### [Supplied material]
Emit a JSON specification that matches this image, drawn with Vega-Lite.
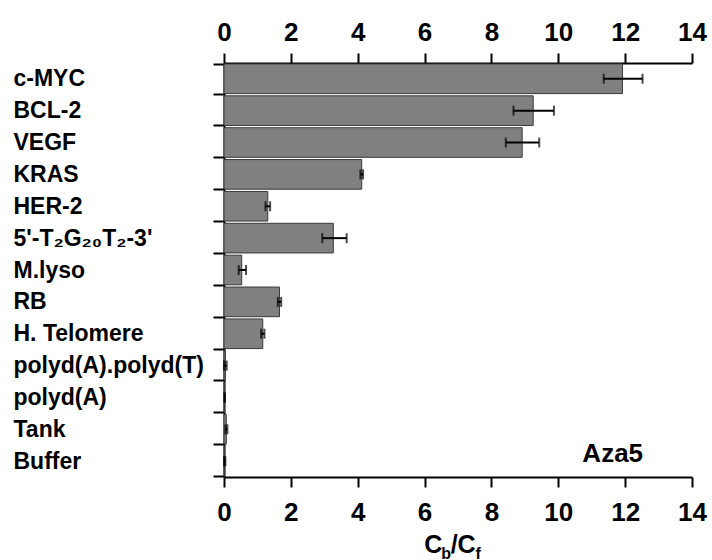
{
  "$schema": "https://vega.github.io/schema/vega-lite/v6.json",
  "autosize": "none",
  "padding": {"left": 224, "top": 63, "right": 20, "bottom": 83},
  "width": 468,
  "height": 414,
  "background": "white",
  "config": {
    "view": {"stroke": null},
    "font": "Liberation Sans",
    "axis": {
      "domainColor": "black",
      "domainWidth": 2,
      "tickColor": "black",
      "tickWidth": 2,
      "labelColor": "black",
      "labelFont": "Liberation Sans",
      "labelFontWeight": "bold",
      "grid": false
    }
  },
  "resolve": {"axis": {"x": "independent"}},
  "layer": [
    {
      "data": {
        "name": "bars",
        "values": [
          {"name": "c-MYC", "value": 11.92, "lo": 11.36, "hi": 12.52},
          {"name": "BCL-2", "value": 9.25, "lo": 8.66, "hi": 9.87},
          {"name": "VEGF", "value": 8.92, "lo": 8.43, "hi": 9.43},
          {"name": "KRAS", "value": 4.12, "lo": 4.08, "hi": 4.16},
          {"name": "HER-2", "value": 1.31, "lo": 1.24, "hi": 1.38},
          {"name": "5'-T₂G₂₀T₂-3'", "value": 3.27, "lo": 2.94, "hi": 3.67},
          {"name": "M.lyso", "value": 0.53, "lo": 0.44, "hi": 0.66},
          {"name": "RB", "value": 1.66, "lo": 1.61, "hi": 1.71},
          {"name": "H. Telomere", "value": 1.16, "lo": 1.11, "hi": 1.21},
          {"name": "polyd(A).polyd(T)", "value": 0.04, "lo": 0.0, "hi": 0.08},
          {"name": "polyd(A)", "value": 0.02, "lo": 0.01, "hi": 0.03},
          {"name": "Tank", "value": 0.07, "lo": 0.04, "hi": 0.1},
          {"name": "Buffer", "value": 0.02, "lo": 0.0, "hi": 0.04}
        ]
      },
      "layer": [
        {
          "mark": {"type": "bar", "fill": "#808080", "stroke": "#3a3a3a", "strokeWidth": 1},
          "encoding": {
            "y": {
              "field": "name", "type": "nominal", "sort": null,
              "scale": {"paddingInner": 0.07, "paddingOuter": 0.03},
              "axis": {
                "title": null, "orient": "left", "tickSize": 11, "tickBand": "extent",
                "labelAlign": "left", "labelPadding": 200, "labelFontSize": 23,
                "labelLimit": 300
              }
            },
            "x": {
              "field": "value", "type": "quantitative",
              "scale": {"domain": [0, 14], "nice": false},
              "axis": {
                "orient": "top", "title": null, "values": [0, 2, 4, 6, 8, 10, 12, 14],
                "tickSize": 10, "labelFontSize": 26, "labelPadding": 8, "labelFlush": false
              }
            }
          }
        },
        {
          "mark": {"type": "rule", "color": "black", "strokeWidth": 2},
          "encoding": {
            "y": {"field": "name", "type": "nominal", "sort": null},
            "x": {
              "field": "lo", "type": "quantitative",
              "axis": {
                "orient": "bottom", "title": null, "values": [0, 2, 4, 6, 8, 10, 12, 14],
                "tickSize": 10, "labelFontSize": 26, "labelPadding": 12, "labelFlush": false
              }
            },
            "x2": {"field": "hi"}
          }
        },
        {
          "mark": {"type": "tick", "color": "black", "thickness": 2, "size": 10},
          "encoding": {
            "y": {"field": "name", "type": "nominal", "sort": null},
            "x": {"field": "lo", "type": "quantitative", "axis": null}
          }
        },
        {
          "mark": {"type": "tick", "color": "black", "thickness": 2, "size": 10},
          "encoding": {
            "y": {"field": "name", "type": "nominal", "sort": null},
            "x": {"field": "hi", "type": "quantitative", "axis": null}
          }
        }
      ]
    },
    {
      "data": {"values": [{"t": "Aza5"}]},
      "mark": {"type": "text", "align": "left", "baseline": "alphabetic", "fontSize": 26, "fontWeight": "bold", "color": "black", "dy": 1},
      "encoding": {
        "text": {"field": "t"},
        "x": {"datum": 10.72, "type": "quantitative", "axis": null},
        "y": {"datum": "Buffer", "type": "nominal"}
      }
    },
    {
      "data": {"values": [
        {"t": "C", "pos": 5.99},
        {"t": "/C", "pos": 6.78}
      ]},
      "mark": {"type": "text", "align": "left", "baseline": "alphabetic", "fontSize": 25, "fontWeight": "bold", "color": "black", "dy": 92},
      "encoding": {
        "text": {"field": "t"},
        "x": {"field": "pos", "type": "quantitative", "axis": null},
        "y": {"datum": "Buffer", "type": "nominal"}
      }
    },
    {
      "data": {"values": [
        {"t": "b", "pos": 6.5},
        {"t": "f", "pos": 7.52}
      ]},
      "mark": {"type": "text", "align": "left", "baseline": "alphabetic", "fontSize": 16, "fontWeight": "bold", "color": "black", "dy": 98},
      "encoding": {
        "text": {"field": "t"},
        "x": {"field": "pos", "type": "quantitative", "axis": null},
        "y": {"datum": "Buffer", "type": "nominal"}
      }
    }
  ]
}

### [What you have to do]
Repeat the material exactly as it reads, without any of its pictures.

### [Output]
Emit a JSON specification that matches this image, drawn with Vega-Lite.
{
  "$schema": "https://vega.github.io/schema/vega-lite/v6.json",
  "autosize": "none",
  "padding": {"left": 224, "top": 63, "right": 20, "bottom": 83},
  "width": 468,
  "height": 414,
  "background": "white",
  "config": {
    "view": {"stroke": null},
    "font": "Liberation Sans",
    "axis": {
      "domainColor": "black",
      "domainWidth": 2,
      "tickColor": "black",
      "tickWidth": 2,
      "labelColor": "black",
      "labelFont": "Liberation Sans",
      "labelFontWeight": "bold",
      "grid": false
    }
  },
  "resolve": {"axis": {"x": "independent"}},
  "layer": [
    {
      "data": {
        "name": "bars",
        "values": [
          {"name": "c-MYC", "value": 11.92, "lo": 11.36, "hi": 12.52},
          {"name": "BCL-2", "value": 9.25, "lo": 8.66, "hi": 9.87},
          {"name": "VEGF", "value": 8.92, "lo": 8.43, "hi": 9.43},
          {"name": "KRAS", "value": 4.12, "lo": 4.08, "hi": 4.16},
          {"name": "HER-2", "value": 1.31, "lo": 1.24, "hi": 1.38},
          {"name": "5'-T₂G₂₀T₂-3'", "value": 3.27, "lo": 2.94, "hi": 3.67},
          {"name": "M.lyso", "value": 0.53, "lo": 0.44, "hi": 0.66},
          {"name": "RB", "value": 1.66, "lo": 1.61, "hi": 1.71},
          {"name": "H. Telomere", "value": 1.16, "lo": 1.11, "hi": 1.21},
          {"name": "polyd(A).polyd(T)", "value": 0.04, "lo": 0.0, "hi": 0.08},
          {"name": "polyd(A)", "value": 0.02, "lo": 0.01, "hi": 0.03},
          {"name": "Tank", "value": 0.07, "lo": 0.04, "hi": 0.1},
          {"name": "Buffer", "value": 0.02, "lo": 0.0, "hi": 0.04}
        ]
      },
      "layer": [
        {
          "mark": {"type": "bar", "fill": "#808080", "stroke": "#3a3a3a", "strokeWidth": 1},
          "encoding": {
            "y": {
              "field": "name", "type": "nominal", "sort": null,
              "scale": {"paddingInner": 0.07, "paddingOuter": 0.03},
              "axis": {
                "title": null, "orient": "left", "tickSize": 11, "tickBand": "extent",
                "labelAlign": "left", "labelPadding": 200, "labelFontSize": 23,
                "labelLimit": 300
              }
            },
            "x": {
              "field": "value", "type": "quantitative",
              "scale": {"domain": [0, 14], "nice": false},
              "axis": {
                "orient": "top", "title": null, "values": [0, 2, 4, 6, 8, 10, 12, 14],
                "tickSize": 10, "labelFontSize": 26, "labelPadding": 8, "labelFlush": false
              }
            }
          }
        },
        {
          "mark": {"type": "rule", "color": "black", "strokeWidth": 2},
          "encoding": {
            "y": {"field": "name", "type": "nominal", "sort": null},
            "x": {
              "field": "lo", "type": "quantitative",
              "axis": {
                "orient": "bottom", "title": null, "values": [0, 2, 4, 6, 8, 10, 12, 14],
                "tickSize": 10, "labelFontSize": 26, "labelPadding": 12, "labelFlush": false
              }
            },
            "x2": {"field": "hi"}
          }
        },
        {
          "mark": {"type": "tick", "color": "black", "thickness": 2, "size": 10},
          "encoding": {
            "y": {"field": "name", "type": "nominal", "sort": null},
            "x": {"field": "lo", "type": "quantitative", "axis": null}
          }
        },
        {
          "mark": {"type": "tick", "color": "black", "thickness": 2, "size": 10},
          "encoding": {
            "y": {"field": "name", "type": "nominal", "sort": null},
            "x": {"field": "hi", "type": "quantitative", "axis": null}
          }
        }
      ]
    },
    {
      "data": {"values": [{"t": "Aza5"}]},
      "mark": {"type": "text", "align": "left", "baseline": "alphabetic", "fontSize": 26, "fontWeight": "bold", "color": "black", "dy": 1},
      "encoding": {
        "text": {"field": "t"},
        "x": {"datum": 10.72, "type": "quantitative", "axis": null},
        "y": {"datum": "Buffer", "type": "nominal"}
      }
    },
    {
      "data": {"values": [
        {"t": "C", "pos": 5.99},
        {"t": "/C", "pos": 6.78}
      ]},
      "mark": {"type": "text", "align": "left", "baseline": "alphabetic", "fontSize": 25, "fontWeight": "bold", "color": "black", "dy": 92},
      "encoding": {
        "text": {"field": "t"},
        "x": {"field": "pos", "type": "quantitative", "axis": null},
        "y": {"datum": "Buffer", "type": "nominal"}
      }
    },
    {
      "data": {"values": [
        {"t": "b", "pos": 6.5},
        {"t": "f", "pos": 7.52}
      ]},
      "mark": {"type": "text", "align": "left", "baseline": "alphabetic", "fontSize": 16, "fontWeight": "bold", "color": "black", "dy": 98},
      "encoding": {
        "text": {"field": "t"},
        "x": {"field": "pos", "type": "quantitative", "axis": null},
        "y": {"datum": "Buffer", "type": "nominal"}
      }
    }
  ]
}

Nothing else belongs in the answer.